Une très belle écriture, fluide et consacrée à la découverte de ce monde bien étrange. On y trouve un système de guildes dont chacune a un rôle dans le cheminement - sur rails - d'une bien mystérieuse ville dont on ne sait d'où elle vient. Le décor est post-apocalyptique et l'on comprend que le monde a été ravagé, que la ville est un écosystème dont l'équilibre est lié à sa position par rapport à un "optimum". Nous découvrons, en même temps que le jeune homme entrant dans les guildes, les secrets et complexités de la vie. L'action ne manque pas et le livre, probablement trop court, se dévore.
Christopher Priest - le monde inverti
Nous ne comprenons pas pourquoi la ville doit courir après son optimum alors que les villages qu'elle croise ne sont pas soumis à cette règle et bien d'autres.

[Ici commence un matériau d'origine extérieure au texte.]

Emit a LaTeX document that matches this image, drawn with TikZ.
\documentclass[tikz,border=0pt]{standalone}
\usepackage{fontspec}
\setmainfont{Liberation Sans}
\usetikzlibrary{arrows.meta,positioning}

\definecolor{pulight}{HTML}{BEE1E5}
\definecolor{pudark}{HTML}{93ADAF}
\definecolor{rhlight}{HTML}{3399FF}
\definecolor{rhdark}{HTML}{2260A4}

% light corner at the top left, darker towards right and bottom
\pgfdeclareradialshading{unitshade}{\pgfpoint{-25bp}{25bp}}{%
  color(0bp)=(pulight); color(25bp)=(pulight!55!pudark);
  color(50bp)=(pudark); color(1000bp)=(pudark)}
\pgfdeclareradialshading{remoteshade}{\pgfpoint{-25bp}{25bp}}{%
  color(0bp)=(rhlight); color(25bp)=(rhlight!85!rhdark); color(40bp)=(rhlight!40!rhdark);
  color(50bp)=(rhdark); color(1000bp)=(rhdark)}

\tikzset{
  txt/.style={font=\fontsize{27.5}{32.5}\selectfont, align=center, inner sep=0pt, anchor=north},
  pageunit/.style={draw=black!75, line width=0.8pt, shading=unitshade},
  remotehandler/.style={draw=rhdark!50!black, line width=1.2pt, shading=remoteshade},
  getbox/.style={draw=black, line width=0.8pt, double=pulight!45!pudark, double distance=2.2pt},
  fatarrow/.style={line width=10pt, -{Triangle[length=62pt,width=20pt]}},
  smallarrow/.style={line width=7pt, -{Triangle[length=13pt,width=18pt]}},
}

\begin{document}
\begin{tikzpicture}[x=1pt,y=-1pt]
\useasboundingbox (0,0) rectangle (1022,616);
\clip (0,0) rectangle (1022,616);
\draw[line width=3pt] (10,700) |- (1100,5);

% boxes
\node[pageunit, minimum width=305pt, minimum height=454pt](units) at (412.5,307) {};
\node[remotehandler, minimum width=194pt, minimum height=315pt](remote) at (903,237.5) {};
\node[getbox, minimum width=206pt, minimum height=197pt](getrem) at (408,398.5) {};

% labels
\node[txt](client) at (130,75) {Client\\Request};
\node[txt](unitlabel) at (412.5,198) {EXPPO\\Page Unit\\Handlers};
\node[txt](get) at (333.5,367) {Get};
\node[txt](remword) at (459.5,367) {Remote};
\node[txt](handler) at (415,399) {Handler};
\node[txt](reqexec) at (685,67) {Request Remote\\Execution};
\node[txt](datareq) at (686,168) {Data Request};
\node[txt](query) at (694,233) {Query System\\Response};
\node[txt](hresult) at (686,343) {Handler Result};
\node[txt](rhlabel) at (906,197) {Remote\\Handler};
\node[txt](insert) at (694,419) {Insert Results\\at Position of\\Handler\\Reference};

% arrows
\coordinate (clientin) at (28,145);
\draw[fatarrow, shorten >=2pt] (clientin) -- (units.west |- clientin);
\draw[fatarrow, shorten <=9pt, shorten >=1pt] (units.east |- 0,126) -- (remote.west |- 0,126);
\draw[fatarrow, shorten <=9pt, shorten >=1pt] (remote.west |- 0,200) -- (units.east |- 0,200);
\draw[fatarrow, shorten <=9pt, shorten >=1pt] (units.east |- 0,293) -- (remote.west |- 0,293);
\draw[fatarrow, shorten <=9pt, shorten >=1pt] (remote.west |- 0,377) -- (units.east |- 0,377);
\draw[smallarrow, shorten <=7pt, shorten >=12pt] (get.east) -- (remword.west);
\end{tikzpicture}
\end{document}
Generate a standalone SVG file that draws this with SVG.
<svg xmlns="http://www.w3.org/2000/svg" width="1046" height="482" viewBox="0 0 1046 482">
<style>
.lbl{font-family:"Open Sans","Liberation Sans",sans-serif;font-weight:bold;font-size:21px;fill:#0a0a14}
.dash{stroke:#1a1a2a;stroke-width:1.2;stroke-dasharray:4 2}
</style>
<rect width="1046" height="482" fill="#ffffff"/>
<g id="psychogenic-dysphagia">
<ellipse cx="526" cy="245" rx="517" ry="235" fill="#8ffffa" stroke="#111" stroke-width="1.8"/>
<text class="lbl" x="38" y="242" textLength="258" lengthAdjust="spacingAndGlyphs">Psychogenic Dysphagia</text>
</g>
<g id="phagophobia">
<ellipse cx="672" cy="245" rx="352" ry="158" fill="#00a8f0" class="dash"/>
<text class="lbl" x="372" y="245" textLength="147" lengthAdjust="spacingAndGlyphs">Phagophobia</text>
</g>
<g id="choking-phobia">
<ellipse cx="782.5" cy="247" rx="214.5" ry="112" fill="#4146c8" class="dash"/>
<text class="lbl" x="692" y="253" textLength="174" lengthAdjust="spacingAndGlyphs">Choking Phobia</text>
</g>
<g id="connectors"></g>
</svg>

La créativité est très forte et je vous laisse le plaisir de découvrir toutes les particularités de ce monde. Et aussi quelques frustrations car l'auteur n'a pas intérêt à nous en expliquer trop ni à faire parler les personnages qui pourraient nous éclairer.
C'est à la moitié que tout dérape, la narration change et n'est d'ailleurs plus à la première personne, celle du jeune apprenti qui prend du galon. Distorsion est le mot le plus juste pour résumer tout ce qu'il se passe ensuite.
La narration revient à la première personne de l'auteur pour le final et là c'est le drame ! L'explication ne convainc pas.
Ou plutôt le subjectif prend le dessus et nous force à accepter, comme notre héros, que l'impossible s'est mis en œuvre.
Tout ceci s'illustre avec la rencontre d'une chercheuse, avec qui le dialogue a du mal à s'établir alors que le héros et elle auraient pu creuser tant de sujets.
Bien plus que d'offrir un parcours initiatique du héros et de ceux qu'il croise, nous sommes dans une histoire sur la subjectivité, où la perception différenciée des uns et des autres est interrogée, interpellée. Comme si nous devions tous remettre en cause nos certitudes et réviser la réalité pour tenir compte de la vision des autres. Pas forcément l'accepter car nous sommes attachés à des racines.
Cela prend un tel sens pour nous à l'époque des réseaux sociaux, du complotisme exacerbé, du dilemme de la rébellion ou l'acceptation du système !
Une très bonne lecture qui finit par nous troubler avec l'obligation d'accepter l'inacceptable : la perception n'est pas la réalité.